GIVEN MATERIAL:
-=-=-

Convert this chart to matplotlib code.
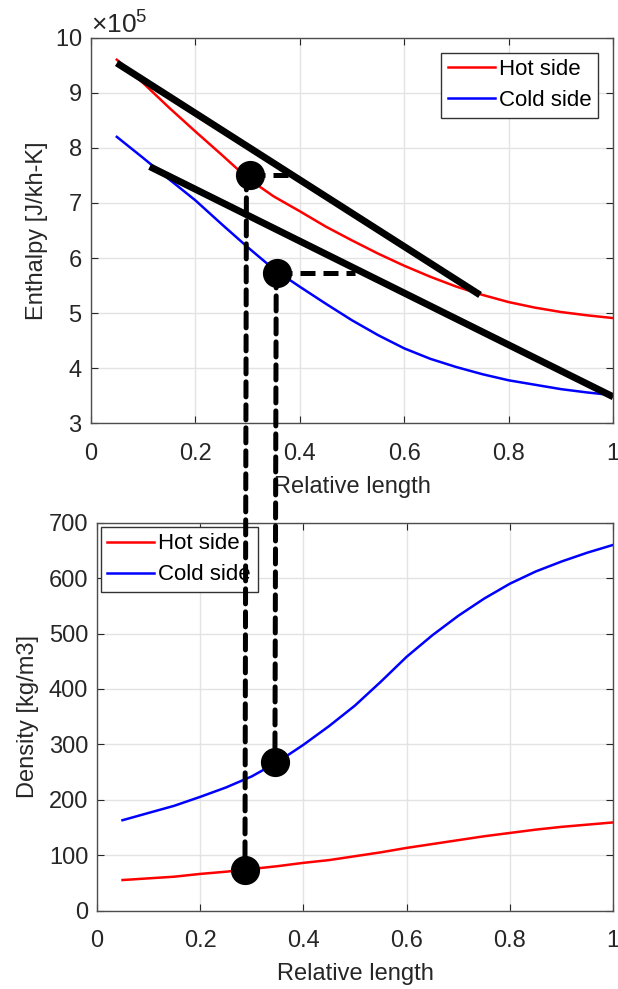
import matplotlib.pyplot as plt
from matplotlib.patches import ConnectionPatch
from matplotlib.ticker import ScalarFormatter

plt.rcParams["font.family"] = ["Liberation Sans", "DejaVu Sans"]
plt.rcParams["mathtext.fontset"] = "custom"
plt.rcParams["mathtext.rm"] = "Liberation Sans"

# relative length positions
x = [0.05, 0.10, 0.15, 0.20, 0.25, 0.30, 0.35, 0.40, 0.45, 0.50,
     0.55, 0.60, 0.65, 0.70, 0.75, 0.80, 0.85, 0.90, 0.95, 1.00]

# enthalpy (x 1e5)
hot_enthalpy = [9.60, 9.18, 8.73, 8.30, 7.88, 7.45, 7.12, 6.85, 6.57, 6.32,
                6.08, 5.86, 5.66, 5.48, 5.33, 5.20, 5.10, 5.02, 4.96, 4.91]
cold_enthalpy = [8.20, 7.82, 7.43, 7.05, 6.62, 6.20, 5.80, 5.48, 5.17, 4.87,
                 4.60, 4.36, 4.17, 4.02, 3.89, 3.78, 3.70, 3.62, 3.56, 3.51]

# density [kg/m3]
hot_density = [55, 58, 61, 66, 70, 75, 80, 86, 91, 98,
               105, 113, 120, 127, 134, 140, 146, 151, 155, 159]
cold_density = [163, 176, 189, 205, 222, 242, 268, 299, 333, 370,
                413, 458, 497, 532, 563, 590, 612, 630, 646, 660]

# thick black guide lines on the enthalpy plot
guide1_x, guide1_y = [0.05, 0.745], [9.54, 5.33]
guide2_x, guide2_y = [0.113, 1.0], [7.66, 3.48]

# marked points
pt_enth_x = [0.305, 0.356]
pt_enth_y = [7.51, 5.73]
pt_enth_end_x = [0.381, 0.506]
link_top_x = [0.298, 0.355]
pt_dens_x = [0.287, 0.345]
pt_dens_y = [74, 268]

scale = 1e5
txt = "#262626"
W, H = 618, 989
fig = plt.figure(figsize=(W / 100, H / 100), dpi=100)
ax1 = fig.add_axes([90.7 / W, 1 - 423.3 / H, 522.6 / W, 385.6 / H])
ax2 = fig.add_axes([96.7 / W, 1 - 910.5 / H, 516.6 / W, 387.8 / H])

for ax in (ax1, ax2):
    ax.grid(True, color="#e3e3e3", linewidth=1)
    ax.set_axisbelow(True)
    ax.tick_params(direction="in", top=True, right=True, length=5,
                   labelsize=17, colors=txt)
    ax.tick_params(axis="x", pad=14)
    ax.tick_params(axis="y", pad=6)
    for s in ax.spines.values():
        s.set_color("#4d4d4d")
        s.set_linewidth(1)
    ax.set_xlim(0, 1)
    ax.set_xticks([0, 0.2, 0.4, 0.6, 0.8, 1])
    ax.set_xticklabels(["0", "0.2", "0.4", "0.6", "0.8", "1"])
    ax.set_xlabel("Relative length", fontsize=17, color=txt, labelpad=8)

legend_style = dict(fontsize=16, handlelength=2.1, handletextpad=0.2, fancybox=False,
                    framealpha=1, edgecolor="#333333", borderpad=0.3, labelspacing=0.45)

# enthalpy plot
ax1.plot(x, [v * scale for v in hot_enthalpy], color="red", lw=1.8, label="Hot side")
ax1.plot(x, [v * scale for v in cold_enthalpy], color="blue", lw=1.8, label="Cold side")
ax1.plot(guide1_x, [v * scale for v in guide1_y], color="black", lw=5, solid_capstyle="butt")
ax1.plot(guide2_x, [v * scale for v in guide2_y], color="black", lw=5, solid_capstyle="butt")
for px, py, ex in zip(pt_enth_x, pt_enth_y, pt_enth_end_x):
    ax1.plot([px, ex], [py * scale, py * scale], color="black", lw=3.6,
             linestyle=(0, (3, 1.6)))
    ax1.plot(px, py * scale, "o", color="black", markersize=20)
ax1.set_ylim(3 * scale, 10 * scale)
ax1.set_yticks([v * scale for v in range(3, 11)])
fmt = ScalarFormatter(useMathText=True)
fmt.set_powerlimits((5, 5))
ax1.yaxis.set_major_formatter(fmt)
ax1.yaxis.get_offset_text().set_fontsize(19)
ax1.yaxis.get_offset_text().set_color(txt)
ax1.set_ylabel("Enthalpy [J/kh-K]", fontsize=17, color=txt, labelpad=5)
leg1 = ax1.legend(loc="upper right", borderaxespad=0.67, **legend_style)
leg1.get_frame().set_linewidth(1)

# density plot
ax2.plot(x, hot_density, color="red", lw=1.8, label="Hot side")
ax2.plot(x, cold_density, color="blue", lw=1.8, label="Cold side")
ax2.plot(pt_dens_x, pt_dens_y, "o", color="black", markersize=20, linestyle="none")
ax2.set_ylim(0, 700)
ax2.set_yticks(range(0, 701, 100))
ax2.set_ylabel("Density [kg/m3]", fontsize=17, color=txt, labelpad=7)
leg2 = ax2.legend(loc="upper left", borderaxespad=0.18, **legend_style)
leg2.get_frame().set_linewidth(1)

# dashed links from enthalpy points down to density points
for tx, ty, bx, by in zip(link_top_x, pt_enth_y, pt_dens_x, pt_dens_y):
    con = ConnectionPatch(xyA=(tx, ty * scale), coordsA=ax1.transData,
                          xyB=(bx, by), coordsB=ax2.transData,
                          color="black", lw=3.6, linestyle=(0, (3, 1.6)))
    fig.add_artist(con)

fig.savefig("out.png", dpi=100)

-=-=-

REQUEST: Give back exactly the lines from the first line of the data through the line with "ax2 = fig.add_axes([96.7", pictures excluded.

WRITTEN SOLUTION:
Convert this chart to matplotlib code.
import matplotlib.pyplot as plt
from matplotlib.patches import ConnectionPatch
from matplotlib.ticker import ScalarFormatter

plt.rcParams["font.family"] = ["Liberation Sans", "DejaVu Sans"]
plt.rcParams["mathtext.fontset"] = "custom"
plt.rcParams["mathtext.rm"] = "Liberation Sans"

# relative length positions
x = [0.05, 0.10, 0.15, 0.20, 0.25, 0.30, 0.35, 0.40, 0.45, 0.50,
     0.55, 0.60, 0.65, 0.70, 0.75, 0.80, 0.85, 0.90, 0.95, 1.00]

# enthalpy (x 1e5)
hot_enthalpy = [9.60, 9.18, 8.73, 8.30, 7.88, 7.45, 7.12, 6.85, 6.57, 6.32,
                6.08, 5.86, 5.66, 5.48, 5.33, 5.20, 5.10, 5.02, 4.96, 4.91]
cold_enthalpy = [8.20, 7.82, 7.43, 7.05, 6.62, 6.20, 5.80, 5.48, 5.17, 4.87,
                 4.60, 4.36, 4.17, 4.02, 3.89, 3.78, 3.70, 3.62, 3.56, 3.51]

# density [kg/m3]
hot_density = [55, 58, 61, 66, 70, 75, 80, 86, 91, 98,
               105, 113, 120, 127, 134, 140, 146, 151, 155, 159]
cold_density = [163, 176, 189, 205, 222, 242, 268, 299, 333, 370,
                413, 458, 497, 532, 563, 590, 612, 630, 646, 660]

# thick black guide lines on the enthalpy plot
guide1_x, guide1_y = [0.05, 0.745], [9.54, 5.33]
guide2_x, guide2_y = [0.113, 1.0], [7.66, 3.48]

# marked points
pt_enth_x = [0.305, 0.356]
pt_enth_y = [7.51, 5.73]
pt_enth_end_x = [0.381, 0.506]
link_top_x = [0.298, 0.355]
pt_dens_x = [0.287, 0.345]
pt_dens_y = [74, 268]

scale = 1e5
txt = "#262626"
W, H = 618, 989
fig = plt.figure(figsize=(W / 100, H / 100), dpi=100)
ax1 = fig.add_axes([90.7 / W, 1 - 423.3 / H, 522.6 / W, 385.6 / H])
ax2 = fig.add_axes([96.7 / W, 1 - 910.5 / H, 516.6 / W, 387.8 / H])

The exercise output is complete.